▸ **Requirement**: Give back the full listing verbatim, apart from its images.

━━━━━ Collected data ━━━━━

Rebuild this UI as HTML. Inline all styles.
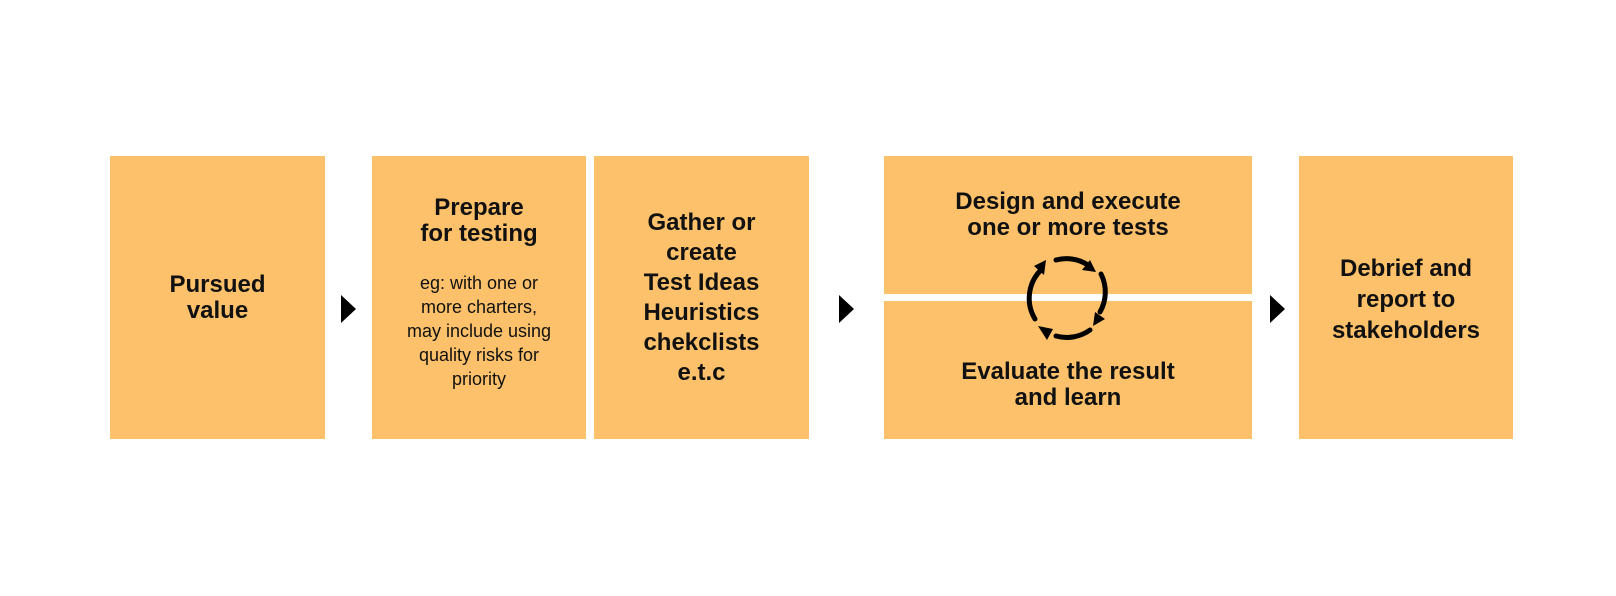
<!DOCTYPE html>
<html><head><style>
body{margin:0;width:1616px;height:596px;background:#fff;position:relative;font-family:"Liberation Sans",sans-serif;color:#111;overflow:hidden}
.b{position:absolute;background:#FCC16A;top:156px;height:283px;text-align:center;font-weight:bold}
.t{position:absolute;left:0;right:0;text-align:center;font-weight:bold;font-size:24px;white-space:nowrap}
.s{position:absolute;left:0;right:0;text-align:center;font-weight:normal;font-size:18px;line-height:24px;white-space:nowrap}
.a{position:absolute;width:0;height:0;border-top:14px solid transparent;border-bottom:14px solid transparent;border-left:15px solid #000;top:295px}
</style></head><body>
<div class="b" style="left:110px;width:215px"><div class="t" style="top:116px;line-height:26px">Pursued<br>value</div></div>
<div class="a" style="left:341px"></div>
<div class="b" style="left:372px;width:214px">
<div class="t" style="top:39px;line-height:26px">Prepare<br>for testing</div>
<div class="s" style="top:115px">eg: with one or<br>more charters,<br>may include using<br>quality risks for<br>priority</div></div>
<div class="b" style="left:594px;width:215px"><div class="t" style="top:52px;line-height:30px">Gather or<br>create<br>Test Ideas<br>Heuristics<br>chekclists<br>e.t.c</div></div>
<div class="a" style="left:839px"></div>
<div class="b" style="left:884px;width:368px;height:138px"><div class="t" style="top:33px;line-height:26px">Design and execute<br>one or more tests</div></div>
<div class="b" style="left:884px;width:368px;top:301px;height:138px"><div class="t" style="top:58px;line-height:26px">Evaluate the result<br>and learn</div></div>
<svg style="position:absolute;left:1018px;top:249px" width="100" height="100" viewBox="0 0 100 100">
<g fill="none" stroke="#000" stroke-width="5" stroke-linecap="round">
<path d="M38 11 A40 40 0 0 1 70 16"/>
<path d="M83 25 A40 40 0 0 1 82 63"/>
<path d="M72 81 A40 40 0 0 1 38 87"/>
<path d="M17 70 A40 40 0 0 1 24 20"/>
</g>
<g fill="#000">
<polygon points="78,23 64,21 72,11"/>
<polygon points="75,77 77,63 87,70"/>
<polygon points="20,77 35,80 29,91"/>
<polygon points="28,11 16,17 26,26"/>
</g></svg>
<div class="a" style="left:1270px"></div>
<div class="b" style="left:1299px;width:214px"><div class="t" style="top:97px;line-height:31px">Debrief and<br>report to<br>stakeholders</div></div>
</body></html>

━━━━━

▸ **Response below**:
Rebuild this UI as HTML. Inline all styles.
<!DOCTYPE html>
<html><head><style>
body{margin:0;width:1616px;height:596px;background:#fff;position:relative;font-family:"Liberation Sans",sans-serif;color:#111;overflow:hidden}
.b{position:absolute;background:#FCC16A;top:156px;height:283px;text-align:center;font-weight:bold}
.t{position:absolute;left:0;right:0;text-align:center;font-weight:bold;font-size:24px;white-space:nowrap}
.s{position:absolute;left:0;right:0;text-align:center;font-weight:normal;font-size:18px;line-height:24px;white-space:nowrap}
.a{position:absolute;width:0;height:0;border-top:14px solid transparent;border-bottom:14px solid transparent;border-left:15px solid #000;top:295px}
</style></head><body>
<div class="b" style="left:110px;width:215px"><div class="t" style="top:116px;line-height:26px">Pursued<br>value</div></div>
<div class="a" style="left:341px"></div>
<div class="b" style="left:372px;width:214px">
<div class="t" style="top:39px;line-height:26px">Prepare<br>for testing</div>
<div class="s" style="top:115px">eg: with one or<br>more charters,<br>may include using<br>quality risks for<br>priority</div></div>
<div class="b" style="left:594px;width:215px"><div class="t" style="top:52px;line-height:30px">Gather or<br>create<br>Test Ideas<br>Heuristics<br>chekclists<br>e.t.c</div></div>
<div class="a" style="left:839px"></div>
<div class="b" style="left:884px;width:368px;height:138px"><div class="t" style="top:33px;line-height:26px">Design and execute<br>one or more tests</div></div>
<div class="b" style="left:884px;width:368px;top:301px;height:138px"><div class="t" style="top:58px;line-height:26px">Evaluate the result<br>and learn</div></div>
<svg style="position:absolute;left:1018px;top:249px" width="100" height="100" viewBox="0 0 100 100">
<g fill="none" stroke="#000" stroke-width="5" stroke-linecap="round">
<path d="M38 11 A40 40 0 0 1 70 16"/>
<path d="M83 25 A40 40 0 0 1 82 63"/>
<path d="M72 81 A40 40 0 0 1 38 87"/>
<path d="M17 70 A40 40 0 0 1 24 20"/>
</g>
<g fill="#000">
<polygon points="78,23 64,21 72,11"/>
<polygon points="75,77 77,63 87,70"/>
<polygon points="20,77 35,80 29,91"/>
<polygon points="28,11 16,17 26,26"/>
</g></svg>
<div class="a" style="left:1270px"></div>
<div class="b" style="left:1299px;width:214px"><div class="t" style="top:97px;line-height:31px">Debrief and<br>report to<br>stakeholders</div></div>
</body></html>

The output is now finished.